50 ou 55 %

2006 textes seuls

Éditorial - La décision de la France et de l'Union européenne de fixer à 55 % le seuil de l'appui populaire exigé des Monténégrins pour mettre fin à leur union avec la Serbie créera-t-elle un nouveau standard qui pourrait s'appliquer lors du prochain référendum sur la souveraineté du Québec? Non, répondent en choeur les politiciens québécois, ce qui ne lève cependant pas tous les doutes.
Ce seuil de 55 % exigé des Monténégrins, qui tiendront un référendum le 21 mai prochain, a étonné le Québec politique, tout particulièrement les souverainistes, attentifs à tout ce qui pourrait modifier les règles du jeu référendaire. L'étonnement est venu du fait qu'il n'y a jamais eu, dans les pays de l'Union européenne (UE), d'autre règle que celle de la majorité absolue, celle des 50 % plus une voix, lors des référendums successifs tenus pour approuver les divers traités de cette union.
Pourquoi donc ce revirement, si ce n'est que l'UE s'est laissé guider par ses intérêts, faisant du Monténégro un cas d'espèce ? La rupture de l'union de la Serbie et du Monténégro pourrait mettre en cause le fragile équilibre qui s'est installé dans les Balkans au cours des dernières années. Après le Monténégro, ce pourrait être le Kosovo. Et comme le Monténégro veut en bout de piste adhérer à l'Europe, celle-ci s'est crue autorisée à lui imposer des règles perçues comme étant injustes par les Monténégrins.

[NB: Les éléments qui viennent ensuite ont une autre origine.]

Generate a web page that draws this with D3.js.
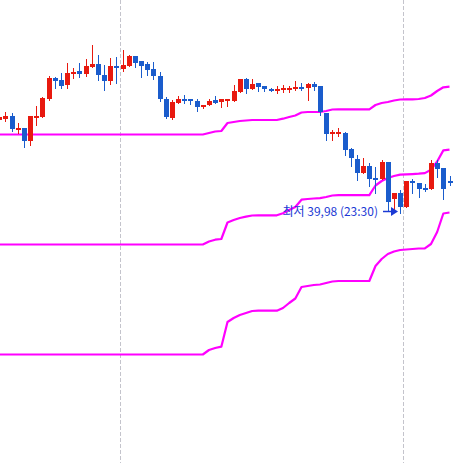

Le comportement de l'UE fait penser à l'attitude adoptée après le référendum de 1995 par le gouvernement canadien, qui avait fixé dans la Loi sur la clarté les règles du jeu en vue d'un prochain référendum. Dans un esprit de défense de ses intérêts, Ottawa s'était alors réservé le droit de juger a posteriori de la validité d'une victoire de la souveraineté sur la base d'un ensemble d'éléments, dont la clarté de la question. La loi ne fixe pas de seuil pour ce qui est de la majorité à atteindre, mais celle-ci devra être supérieure à 50 % des voix. Combien, exactement ? Cela, on ne le dira qu'après le référendum.
Les partis politiques québécois, fédéralistes comme souverainistes, estiment a contrario que la seule règle qui vaille est celle de la majorité absolue. On tient à cette règle car c'est la seule qui a toujours été appliquée au Canada. Ce fut le cas pour l'entrée de Terre-Neuve dans la fédération canadienne et lors du référendum sur l'accord de Charlottetown en 1992. Sauf de rares exceptions, elle s'est appliquée universellement dans tous les référendums portant sur la sécession de parties de pays ou l'adhésion de pays à de plus grands ensembles.
Ce débat ne manquera pas de resurgir si la perspective de la tenue d'un autre référendum sur la souveraineté se confirme. Nul doute que les tenants d'une majorité qualifiée invoqueront alors l'exemple monténégrin pour exiger que le seuil soit fixé à 55 %, voire plus. On prétendra vouloir éviter la crise politique que créerait une victoire du camp souverainiste obtenue avec juste un peu plus de 50 % des voix. Sauf que, peu importe le seuil fixé, il y aura toujours une part d'arbitraire. Ce n'est pas sans raison qu'Ottawa se garde de fixer un seuil, sachant que le pays serait aussi plongé dans une crise s'il ne manquait que quelques milliers de voix à la souveraineté pour atteindre un seuil de 55 % d'appui.
Les porte-parole de tous les partis politiques québécois réitéraient cette semaine leur appui à la règle de la majorité absolue. C'est la plus simple et la plus claire. Pour eux, cela va sans dire. Peut-être vaudrait-il toutefois mieux de le dire clairement et d'adopter une résolution unanime de l'Assemblée nationale, comme le suggèrent certains constitutionnalistes. Cela lèverait toutes les ambiguïtés que comporte la démarche d'Ottawa et enverrait un message clair à la communauté internationale. À charge toutefois pour les souverainistes de rechercher, le moment venu, une majorité convaincante.